Integration with Vertical Farming

A synergistic pairing involves vertical solar arrays providing shade and power for indoor vertical farms. Solar panels mounted on the outside of farming containers can run LED grow lights and irrigation systems, making urban agriculture both energy-independent and space-efficient. Pilot projects in Singapore and Berlin are exploring this model, where the same vertical surface serves two productivity functions: energy generation and food production.

Role in Net-Zero Buildings

As building codes tighten, vertical solar will become a standard tool for achieving net-zero energy status. The International Living Future Institute’s Living Building Challenge already requires on-site renewable energy generation, and vertical arrays provide a pathway for high-rise structures with limited roof area.
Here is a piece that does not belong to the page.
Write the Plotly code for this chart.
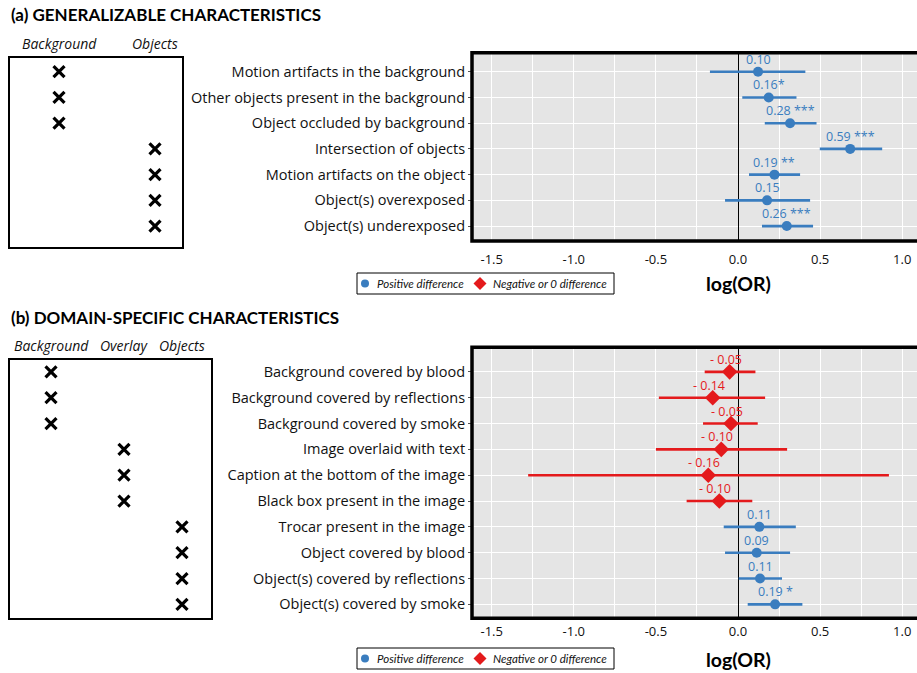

Emerging technologies like building-integrated thermal storage combined with solar facades could allow buildings to store daytime energy as heat for nighttime use, further reducing grid dependence.

Conclusion

Vertical solar arrays represent a paradigm shift in urban renewable energy deployment. By turning untapped vertical surfaces into power generators, cities can dramatically increase their solar capacity without competing for precious ground space. While challenges around cost, structural design, and maintenance remain, ongoing technological advances and supportive policies are rapidly closing the gap. From the iconic facades of New York to the noise barriers of the Netherlands, vertical solar is proving its value. As urbanization accelerates and climate goals become more ambitious, vertical solar arrays will be an indispensable element of the sustainable city of tomorrow.